Percevant l’évanescence de toutes les étapes et expériences de la vie, demeure résolument dans l’état transcendant sublime, et agis en te jouant dans le monde, ô Raghava !
Extérieurement zèle en l’action, mais libre en ton cœur de tout zèle, actif à l’extérieur mais à l’intérieur paisible, travaille en te jouant dans le monde, ô Raghava ! »
Ce qui précède s’adresse de toute évidence à ceux qui se sont déjà profondément engagés dans l’exploration intérieure.
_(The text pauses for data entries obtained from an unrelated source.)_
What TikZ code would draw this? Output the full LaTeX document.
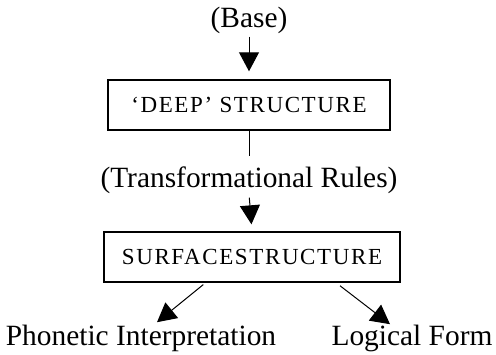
\documentclass[tikz,border=0pt]{standalone}
\usepackage{fontspec}
\setmainfont{Liberation Serif}
\usetikzlibrary{arrows.meta,calc}

\begin{document}
\begin{tikzpicture}[x=0.5pt, y=0.5pt, >={Triangle[width=10pt,length=9.5pt]},
        lbl/.style={inner sep=0pt, anchor=base, font=\fontsize{14.7}{17}\selectfont},
        box/.style={draw, line width=0.7pt, minimum height=25pt, inner sep=0pt,
            font=\fontsize{11.5}{13}\selectfont\addfontfeatures{LetterSpace=7}},
        arr/.style={->, line width=0.5pt}]
                \useasboundingbox (0,0) rectangle (496,354);

                \node[lbl] (base) at (249,326) {(Base)};
                \node[box, minimum width=141pt] (deep) at (249,249) {‘DEEP’ STRUCTURE};
                \node[lbl] (rules) at (249,167) {(Transformational Rules)};
                \node[box, minimum width=148pt] (surface) at (252,97) {SURFACESTRUCTURE};
                \node[lbl] (phon) at (141,9) {Phonetic Interpretation};
                \node[lbl] (logic) at (412,9) {Logical Form};

                \draw[arr, shorten <=1pt, shorten >=4pt] (base.south) -- (deep.north);
                \draw[line width=0.5pt, shorten >=5pt] (deep.south) -- (rules.north);
                \draw[arr, shorten <=2pt, shorten >=3.5pt] (rules.south) -- (surface.north);

                \draw[arr, shorten <=1.5pt] (surface.209.6) -- ($(phon.north)+(16,2)$);
                \draw[arr, shorten <=2.5pt] (surface.-17.8) -- ($(logic.north)+(-22,0)$);
            \end{tikzpicture}
\end{document}
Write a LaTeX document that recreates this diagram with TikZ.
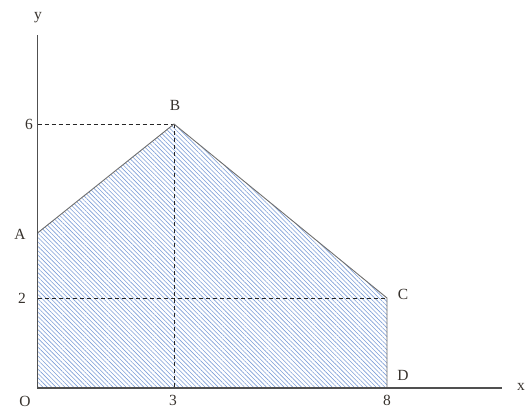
\documentclass[tikz,border=0pt]{standalone}
\usepackage{fontspec}
\setmainfont{Liberation Serif}
\usetikzlibrary{patterns.meta}
\definecolor{axisgray}{RGB}{80,80,80}
\definecolor{edgegray}{RGB}{110,110,110}
\definecolor{hatchblue}{RGB}{125,158,215}
\definecolor{labelcol}{RGB}{55,50,45}
\begin{document}
\begin{tikzpicture}[x=1pt,y=-1pt,
  axis/.style={draw=axisgray,line width=1.1pt},
  edge/.style={draw=edgegray,line width=0.9pt},
  guide/.style={draw=black!85,line width=0.8pt,dash pattern=on 4pt off 3pt},
  lbl/.style={text=labelcol,font=\fontsize{15.5}{17}\selectfont,inner sep=0pt}]
\useasboundingbox (0,0) rectangle (528,410);
\coordinate (O) at (37.5,388);
\coordinate (A) at (37.5,233);
\coordinate (B) at (174,124);
\coordinate (C) at (387,298);
\coordinate (D) at (387,388);
\coordinate (Ytop) at (37.5,35);
\coordinate (Xend) at (502,388);
\coordinate (Y6) at (37.5,124);
\coordinate (Y2) at (37.5,298);
\coordinate (X3) at (174,388);
% shaded region
\fill[pattern={Lines[angle=-45,distance=3.1pt,line width=0.6pt]},pattern color=hatchblue]
  (O) -- (A) -- (B) -- (C) -- (D) -- cycle;
% guides
\draw[guide] (Y6) -- (B);
\draw[guide] (B) -- (X3);
\draw[guide] (Y2) -- (C);
% edges
\draw[edge] (A) -- (B) -- (C) -- (D);
% axes
\draw[axis] (Ytop) -- (O) -- (Xend);
% labels
\node[lbl] (ly) at (38,18) {y};
\node[lbl] (lx) at (521,387) {x};
\node[lbl] (lO) at (25,401) {O};
\node[lbl] (l6) at (29,124) {6};
\node[lbl] (l2) at (22,298) {2};
\node[lbl] (lA) at (20,234) {A};
\node[lbl] (lB) at (175,105) {B};
\node[lbl] (lC) at (403,294) {C};
\node[lbl] (lD) at (403,375) {D};
\node[lbl] (l3) at (173,400.5) {3};
\node[lbl] (l8) at (387,400.5) {8};
\end{tikzpicture}
\end{document}
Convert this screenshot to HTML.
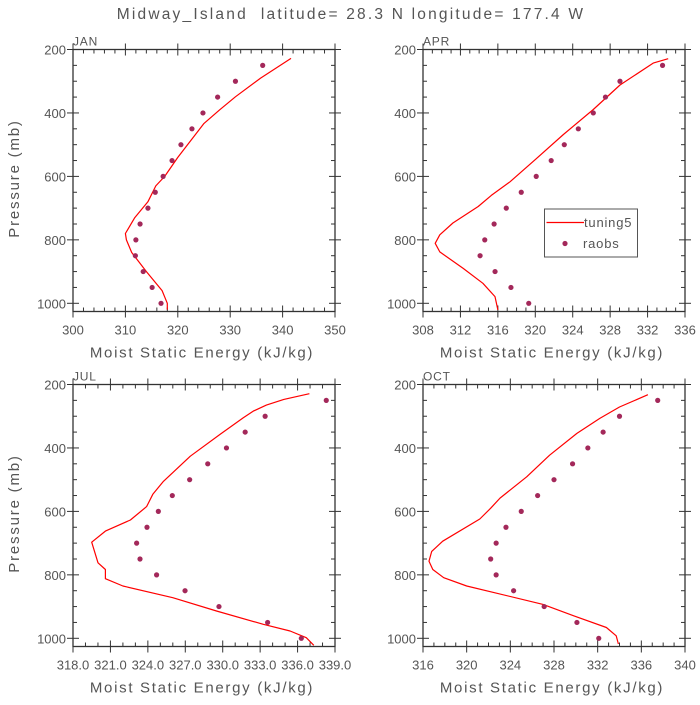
<!DOCTYPE html>
<html><head><meta charset="utf-8"><style>
body{margin:0;background:#fff;}
svg text{font-family:"Liberation Sans",sans-serif;fill:#555;}
</style></head><body>
<svg id="chart" width="700" height="700" viewBox="0 0 700 700" xmlns="http://www.w3.org/2000/svg">
<rect width="700" height="700" fill="#fff"/>
<text x="351" y="19" text-anchor="middle" font-size="15.5" letter-spacing="2.2" style="white-space:pre">Midway_Island  latitude= 28.3 N longitude= 177.4 W</text>
</svg>
<script>
// Data (pressure levels in mb)
const raobP = [250,300,350,400,450,500,550,600,650,700,750,800,850,900,950,1000];
const janRaob = [336.2,331,327.6,324.8,322.7,320.6,318.9,317.2,315.7,314.3,312.8,312,311.9,313.4,315.1,316.8];
const aprRaob = [333.6,329.05,327.5,326.2,324.6,323.1,321.7,320.1,318.5,316.9,315.6,314.6,314.1,315.7,317.4,319.3];
const julRaob = [338.3,333.4,331.8,330.3,328.8,327.35,325.96,324.84,323.93,323.1,323.37,324.7,326.98,329.7,333.6,336.3];
const octRaob = [337.5,334.0,332.5,331.1,329.7,328.0,326.5,325.0,323.6,322.7,322.2,322.7,324.3,327.1,330.1,332.1];
const janLineP = [228,290,349,390,433,540,600,630,680,730,780,800,840,900,960,1000,1020];
const janLineE = [341.6,335.8,331.0,328.0,325.0,320.0,317.5,315.8,314.3,311.8,310,310.2,311.2,314,317,318,318];
const aprLineP = [229,243,312,389,468,547,617,660,695,747,784,811,838,890,937,979,1021];
const aprLineE = [334.2,332.6,329.05,326.2,323.0,320.0,317.3,315.3,313.9,311.2,309.8,309.3,309.8,312.3,314.4,315.7,316.0];
const julLineP = [229,247,265,284,305,357,426,505,546,585,627,662,697,762,783,812,835,872,914,956,977,998,1022];
const julLineE = [336.95,334.9,333.5,332.45,331.65,329.8,327.4,325.25,324.4,323.9,322.6,320.6,319.5,320.0,320.6,320.6,322.0,326.0,329.5,333.25,335.4,336.7,337.3];
const octLineP = [232,271,307,354,423,491,558,590,624,694,726,757,783,809,835,855,893,929,966,992,1018];
const octLineE = [336.6,334.0,332.2,330.1,327.6,325.5,323.05,322.2,321.2,317.8,316.8,316.55,316.9,317.9,320.0,322.4,327.0,329.8,332.8,333.7,333.9];
const janTicks = ["300","310","320","330","340","350"];
const aprTicks = ["308","312","316","320","324","328","332","336"];
const julTicks = ["318.0","321.0","324.0","327.0","330.0","333.0","336.0","339.0"];
const octTicks = ["316","320","324","328","332","336","340"];
const pTicks = [200,400,600,800,1000];

const svg = document.getElementById('chart');
const NS = 'http://www.w3.org/2000/svg';
function mk(tag, attrs){const e=document.createElementNS(NS,tag);for(const k in attrs)e.setAttribute(k,attrs[k]);svg.appendChild(e);return e;}

const panels = [
 {name:'jan',label:'JAN',x0:73,y0:49.5,xmin:300,xmax:350,ticks:janTicks,minor:2,lp:janLineP,le:janLineE,re:janRaob,ylab:true},
 {name:'apr',label:'APR',x0:423,y0:49.5,xmin:308,xmax:336,ticks:aprTicks,minor:1,lp:aprLineP,le:aprLineE,re:aprRaob,ylab:false,legend:true},
 {name:'jul',label:'JUL',x0:73,y0:384.5,xmin:318,xmax:339,ticks:julTicks,minor:1,lp:julLineP,le:julLineE,re:julRaob,ylab:true},
 {name:'oct',label:'OCT',x0:423,y0:384.5,xmin:316,xmax:340,ticks:octTicks,minor:1,lp:octLineP,le:octLineE,re:octRaob,ylab:false}
];
const W=262, H=262, pyScale=(303.3-49.5)/800;

panels.forEach(pn=>{
  const xs = v => pn.x0 + (v-pn.xmin)/(pn.xmax-pn.xmin)*W;
  const ys = p => pn.y0 + (p-200)*pyScale;
  const f = mk('rect',{x:pn.x0,y:pn.y0,width:W,height:H,fill:'none',stroke:'#333','stroke-width':1.3});
  
  
  const pl = mk('text',{x:pn.x0,y:pn.y0-4,'font-size':12,'letter-spacing':0.8});
  pl.textContent = pn.label;
  
  
  for(let p=200;p<=1000;p+=50){
    const y=ys(p); const maj = p%200===0;
    const len = maj?6:4;
    mk('line',{x1:pn.x0-(maj?6:0),x2:pn.x0+len,y1:y,y2:y,stroke:'#333'});
    mk('line',{x1:pn.x0+W-len,x2:pn.x0+W+(maj?6:0),y1:y,y2:y,stroke:'#333'});
  }
  pTicks.forEach(p=>{
    const t = mk('text',{x:pn.x0-7,y:ys(p)+5,'text-anchor':'end','font-size':13});
    t.textContent = p;
    
    
  });
  const step = (pn.xmax-pn.xmin)/(pn.ticks.length-1);
  for(let v=pn.xmin; v<=pn.xmax+1e-6; v+=pn.minor){
    const x=xs(v); const maj = Math.abs(((v-pn.xmin)/step)-Math.round((v-pn.xmin)/step))<1e-6;
    const len = maj?6:4;
    mk('line',{x1:x,x2:x,y1:pn.y0+H-len,y2:pn.y0+H+(maj?6:0),stroke:'#333'});
    mk('line',{x1:x,x2:x,y1:pn.y0-(maj?6:0),y2:pn.y0+len,stroke:'#333'});
  }
  pn.ticks.forEach((lab,i)=>{
    const t = mk('text',{x:xs(pn.xmin+i*step),y:pn.y0+H+23,'text-anchor':'middle','font-size':13});
    t.textContent = lab;
    
    
  });
  const xl = mk('text',{x:pn.x0+W/2-2,y:pn.y0+H+46,'text-anchor':'middle','font-size':15,'letter-spacing':1.7});
  xl.textContent = 'Moist Static Energy (kJ/kg)';
  
  
  if(pn.ylab){
    const yl = mk('text',{x:0,y:0,'text-anchor':'middle','font-size':15,'letter-spacing':1.8,transform:`translate(19,${pn.y0+H/2-2}) rotate(-90)`});
    yl.textContent = 'Pressure (mb)';
    
    
  }
  const pts = pn.lp.map((p,i)=>xs(pn.le[i]).toFixed(1)+','+ys(p).toFixed(1)).join(' ');
  const line = mk('polyline',{points:pts,fill:'none',stroke:'#ff0000','stroke-width':1.2,'stroke-linejoin':'round'});
  
  
  raobP.forEach((p,i)=>{
    const c = mk('circle',{cx:xs(pn.re[i]),cy:ys(p),r:2.6,fill:'#a3285a'});
    
    
  });
  if(pn.legend){
    const lb = mk('rect',{x:544.5,y:209,width:93,height:48,fill:'#fff',stroke:'#555','stroke-width':1});
    
    
    mk('line',{x1:546.5,x2:584,y1:222.5,y2:222.5,stroke:'#ff0000','stroke-width':1.2});
    const t1 = mk('text',{x:584,y:227,'font-size':13,'letter-spacing':0.8});
    t1.textContent='tuning5';
    
    
    mk('circle',{cx:565,cy:243.5,r:2.6,fill:'#a3285a'});
    const t2 = mk('text',{x:583,y:248,'font-size':13,'letter-spacing':0.8});
    t2.textContent='raobs';
    
    
  }
});
</script>
</body></html>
Dans la négative, certains seraient en droit de supposer que ces fragments sont contradictoires et comportent même une part d’hypocrisie. Nous avons été parfois témoins de telles réactions, qui résultent de l’identification unilatérale et excessive à l’aspect extérieure des choses ainsi qu’à l’ego.
Telle sont les raisons pour lesquelles Krishnamurti insiste sur la méditation. Il déclare à ce sujet (p. 30) :
« Il est immensément important de connaître et de comprendre la profondeur et la beauté de la méditation. L’être humain a toujours demandé, depuis des temps immémoriaux, s’il existait quelque chose au-delà de toute pensée, au-delà de toutes les inventions romantiques, au-delà du temps. Y a-t-il quelque chose qui soit au-delà de toute cette souffrance, au-delà de tout ce chaos, au-delà des guerres ? Y a-t-il quelque chose de sacré, suprêmement pur, qui n’est pas touché par la pensée ? Ceci a été la recherche de toutes les personnes sérieuses depuis les temps les plus anciens. Pour découvrir cela, la méditation est nécessaire. Non la méditation répétitive qui est extrêmement sans signification. Il existe une énergie créatrice qui est authentiquement religieuse lorsque l’esprit est libre de tout conflit, de toute l’agitation de la pensée. Il y a une réalité originelle, un terrain originel (an original ground, dans le texte anglais) dont émane toute chose, Et la méditation consiste en l’accès à ce fondement fondamental qui est l’origine de toutes choses et qui est libre du temps. Ceci est la voie de la méditation. Et béni est celui qui le découvre ».